Fuzzy Lyrics

I am new to the technical aspects audiophile world but I know what music is supposed to sounds like. I have two CD's where the vocals start to sound fuzzy. Is this the recording or something wrong in my meager system. The two CD's are recent recordings, one made earlier in 2000. At first I thought it was the recording because the first CD gets fuzzy in the exact same place of the same song. Please help.
Concerning your fuzzy lyrics - Is it the new Sting CD, Brand New Day? It's not a bad CD musically, but the lyrics are really blurred on my system, which I consider to be a rather revealing system. On several of the songs, I simply can't understand what he is saying, a problem that I don't have with the rest of my collection.
There are too many potential causes to discuss here, and recording quality is just one, but the most common cause in my experience of fuzziness on vocals is poor vibration isolation of your components. I suggest you look at this first. Hard to comment further without knowing more about your system and its set-up (or even the disc in question).
Phish (Farmhouse) and a Keller Williams CD. If vibration were the problem, how come I don't hear similar problems on other discs. Vibration could very well be the problem because I haven't done much to control it.
Don't think its vibration. That effect is very small. If he is really aware of the fuzziness then its probably mic'd improperly. Try playing the CD on another system. A car CD player would be just fine since they tend to emphasize the vocal band. If it sound clear then you have a system problem. One other possible problem is a blown midrange speaker.

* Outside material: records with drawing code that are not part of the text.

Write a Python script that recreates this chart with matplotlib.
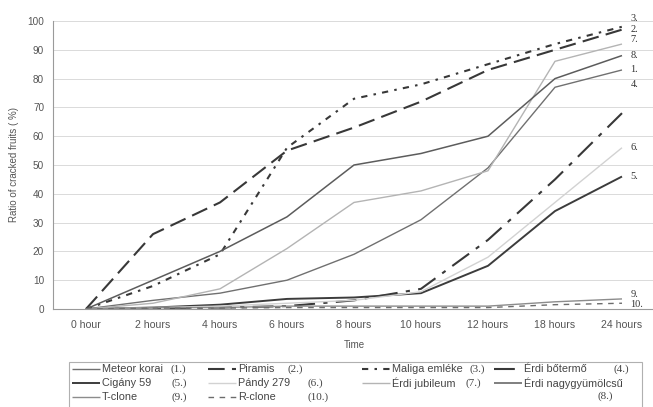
#!/usr/bin/env python
# -*- coding: utf-8 -*-
"""Cracking ratio of cherry fruits over time (line chart recreation)."""

import matplotlib as mpl; mpl.use('Agg')
import matplotlib.pyplot as plt
from matplotlib.lines import Line2D
from matplotlib.patches import Rectangle

# --- data
times = ['0 hour', '2 hours', '4 hours', '6 hours', '8 hours',
         '10 hours', '12 hours', '18 hours', '24 hours']

meteor_korai  = [0, 3.0, 5.5, 10, 19, 31, 49, 77, 83]
piramis       = [0, 26, 37, 55, 63, 72, 83, 90, 97]
maliga_emleke = [0, 8, 19, 56, 73, 78, 85, 92, 98]
erdi_botermo  = [0, 0.3, 0.5, 1.0, 3.0, 7.0, 24, 45, 68]
cigany_59     = [0, 0.5, 1.5, 3.5, 4.0, 5.5, 15, 34, 46]
pandy_279     = [0, 0.5, 1.0, 2.0, 3.0, 6.0, 18, 37, 56]
erdi_jubileum = [0, 2.0, 7.0, 21, 37, 41, 48, 86, 92]
erdi_nagygyum = [0, 10, 20, 32, 50, 54, 60, 80, 88]
t_clone       = [0, 0.5, 0.5, 1.0, 1.0, 1.0, 1.0, 2.5, 3.5]
r_clone       = [0, 0.3, 0.3, 0.5, 0.5, 0.5, 0.5, 1.5, 2.0]

names = ['Meteor korai', 'Piramis', 'Maliga emléke', 'Érdi bőtermő',
         'Cigány 59', 'Pándy 279', 'Érdi jubileum', 'Érdi nagygyümölcsű',
         'T-clone', 'R-clone']
numbers = ['(1.)', '(2.)', '(3.)', '(4.)', '(5.)', '(6.)', '(7.)', '(8.)', '(9.)', '(10.)']
end_tags = ['1.', '2.', '3.', '4.', '5.', '6.', '7.', '8.', '9.', '10.']
series = [meteor_korai, piramis, maliga_emleke, erdi_botermo, cigany_59,
          pandy_279, erdi_jubileum, erdi_nagygyum, t_clone, r_clone]

# --- styles: (color, linewidth, dashes)
styles = [
    ('#707070', 1.0, None),
    ('#383838', 1.5, (8, 3.5)),
    ('#383838', 1.5, (3, 3, 1.2, 3)),
    ('#383838', 1.5, (10, 4, 2, 4)),
    ('#3c3c3c', 1.4, None),
    ('#d2d2d2', 1.0, None),
    ('#b4b4b4', 1.0, None),
    ('#5c5c5c', 1.1, None),
    ('#8c8c8c', 1.0, None),
    ('#6c6c6c', 1.0, (4, 4)),
]
# where the end tags sit (data units), spread apart like in the figure
tag_y = [83, 97, 101, 78, 46, 56, 93.5, 88, 5, 1.5]

# legend layout in pixels of the 653x407 picture (rows filled left to right)
leg_handle_x = [72, 208, 362, 494]
leg_number_x = [[170, 172, 172], [287, 307, 308], [470, 465], [613, 597]]
leg_row_y = [369, 383, 397]

W, H = 653, 407
plt.rcParams['font.family'] = ['Liberation Sans', 'DejaVu Sans']

fig = plt.figure(figsize=(W/100, H/100), dpi=100)
ax = fig.add_axes([52.5/W, 98/H, 603/W, 288/H])

x = list(range(len(times)))
for vals, (col, lw, dash) in zip(series, styles):
    ln, = ax.plot(x, vals, color=col, lw=lw, solid_capstyle='butt')
    if dash is not None:
        ln.set_dashes(dash)

for tag, ty in zip(end_tags, tag_y):
    ax.annotate(tag, xy=(len(times) - 1, ty), xytext=(6, 0), textcoords='offset points',
                va='center', ha='left', fontsize=7.5, color='#333333',
                family='Liberation Serif', annotation_clip=False)

# --- axes format
ax.set_xlim(-0.5, 8.5)
ax.set_ylim(0, 100)
ax.set_xticks(x)
ax.set_xticklabels(times)
ax.set_yticks(range(0, 101, 10))
ax.tick_params(length=0, labelsize=7.6, colors='#555555', pad=8)
ax.tick_params(axis='y', labelsize=7.2, pad=6)
ax.yaxis.grid(True, color='#dadada', lw=0.7)
ax.set_axisbelow(True)
for s in ['top', 'right']:
    ax.spines[s].set_visible(False)
for s in ['left', 'bottom']:
    ax.spines[s].set_color('#9a9a9a')
    ax.spines[s].set_linewidth(0.8)
ax.set_xlabel('Time', fontsize=7, color='#555555', labelpad=7)
ax.set_ylabel('Ratio of cracked fruits ( %)', fontsize=7, color='#555555', labelpad=6)

# --- legend drawn by hand so the columns sit where the reference has them
def fx(px): return px / W
def fy(py): return 1 - py / H

fig.add_artist(Rectangle((fx(69), fy(408)), fx(642) - fx(69), fy(362) - fy(408),
                         transform=fig.transFigure, fill=False,
                         edgecolor='#b0b0b0', lw=0.8))
for i, (name, num, (col, lw, dash)) in enumerate(zip(names, numbers, styles)):
    row, c = divmod(i, 4)
    x0, y0 = leg_handle_x[c], leg_row_y[row]
    h = Line2D([fx(x0), fx(x0 + 28)], [fy(y0), fy(y0)], transform=fig.transFigure,
               color=col, lw=lw, solid_capstyle='butt')
    if dash is not None:
        h.set_dashes(dash)
    fig.add_artist(h)
    fig.text(fx(x0 + 30), fy(y0), name, fontsize=7.8, color='#444444', va='center')
    ny = y0 + 13 if name.startswith('Érdi nagy') else y0
    fig.text(fx(leg_number_x[c][row]), fy(ny), num, fontsize=8, color='#444444',
             va='center', family='Liberation Serif')

fig.savefig('out.png', dpi=100)
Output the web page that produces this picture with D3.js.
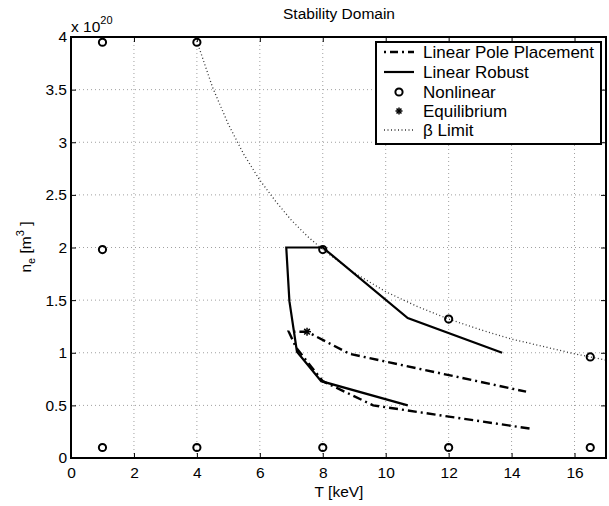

Have you experience of this Keis or are you speculating? Mic'd improperly? I find that difficult to accept. Improper mic'ing does not usually result in fuzziness. Firstly, vibration effects are not small unless you have low resolution components in the first place. Secondly a common problem of vibration effects is that they get worse at certain frequencies - ever heard of resonance? Very recently I was helping a friend with his system. We were listening to Eric Bibb's latest CD and noticed that on one track in two places - each about 30 seconds long - the vocals became fuzzy, such that the system lost its ability to resolve his voice. At first we wondered if this might be a problem with the recording, but I could recall no such problem with the same disk on my system. We changed the support under the CD - increasing the amount that it was decoupled from the equipment stand - and lo and behold no fuzziness on Eric Bibb's voice. I repeat, vibration effects are not small in a good system, and they are not necessarily ubiquitous - they are set off by resonances when the components start singing along with the music. I have often fallen into the trap of writing off the sound quality of a disk, only to find later when I improved my system, that the issue was that the disk was very difficult to resolve. Often a gem can emerge when you improve the resolving power of your system. I acknowledge (again) that other effects could be at play. For example lots of digital mixing can result in so many bits of resolution lost that the music gets dense, flat and fuzzy. But far from agreeing you should try it in your car - I recommend you try this disk at your local dealers on the best system they have available - and then tell us if it is the recording or your system that is at fault.